‘Amalgamations:’ A Walk Through Brennan Probst’s Exhibition


Photo courtesy of Brennan Probst

Pieces like “Dinner with My Mother-In-Law” (seen above) offer viewers a look through the eyes of Brennan Probst in everyday moments.

Nicole Guillen, Managing Editor

On a lively Saturday evening in the Bywater Arts District, the UNO St. Claude Gallery hosted MFA student Brennan Probst’s graduate exhibition. The title of the exhibition bears significance to Probst’s work. “Amalgamations” creates visuals based on the dynamic nature of time via photos and sketches.

“It’s the combining of moments in time, or places in space in the way I see or feel in experiences,” Probst said. This combination is apparent through the multiple exposures and negative stacking techniques in his photographic works. Seen to spectators as simple pilings of original photos, it conveys a much greater meaning that pertains to the properties of movement and change within the concept of time.

Probst was drawn to these methods because of their seemingly distorted view of reality. Common situations such as being in a Target are now depicted as a blur, a mess of current surroundings. This was the point Probst was trying to make.

“The subjects within my amalgamated images are not static; they are constantly shifting, moving, and changing much like how I perceive them through my eyes,” he said.

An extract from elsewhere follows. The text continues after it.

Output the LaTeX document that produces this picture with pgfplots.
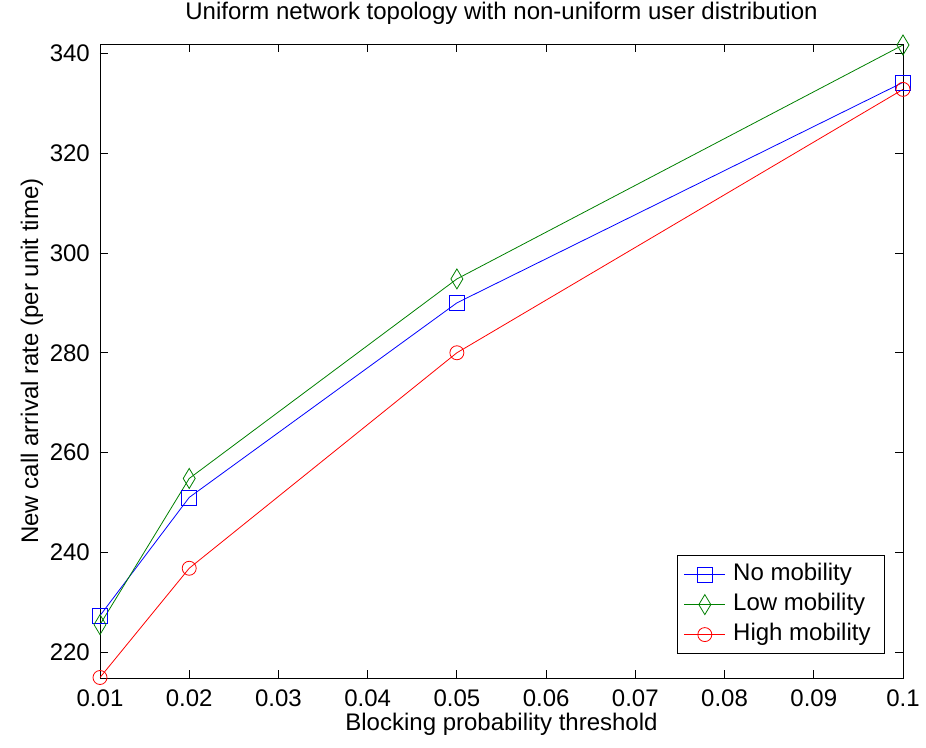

Though a majority of his exhibition are photography pieces, Probst showcases his drawing skills on a peculiar canvas: garbage. His series called “Regulated Garbage” depicts his everyday experiences, from looking at his reflection in his car’s side mirror to his wife sitting on the couch with their cats. Various pieces of trash that serve as the backdrop to these sketches include business cards, a piece of cardboard tubes, a half-ripped dollar and an old check.

The specific item that the sketches are drawn over cause the experience to be more tangible, as the item is selected from a personal experience. He emphasizes that they are “direct interpretations of my surroundings, translated straight from myself to the object I am drawing on.” While still maintaining viewership control, it is more obvious that the drawings are from Probst’s subjective perspective rather than the perspective of a camera lens.

Time is something the average human takes for granted. Probst urges viewers to hold on to experiences, no matter how big or small. Save the thoughts and feelings and let them fuel your appreciation for the incomprehensible concept of time. With an example like “Amalgamations,” people are led to reflect upon their own perception of life and the continuous passing of time.

Probst’s exhibition is available to the public in the UNO St. Claude Gallery through April 7. The gallery is located on 2429 St Claude Ave. Regular gallery hours are from noon to 5 p.m. Saturday to Sunday.

Brennan Probst is also currently Driftwood’s head photographer.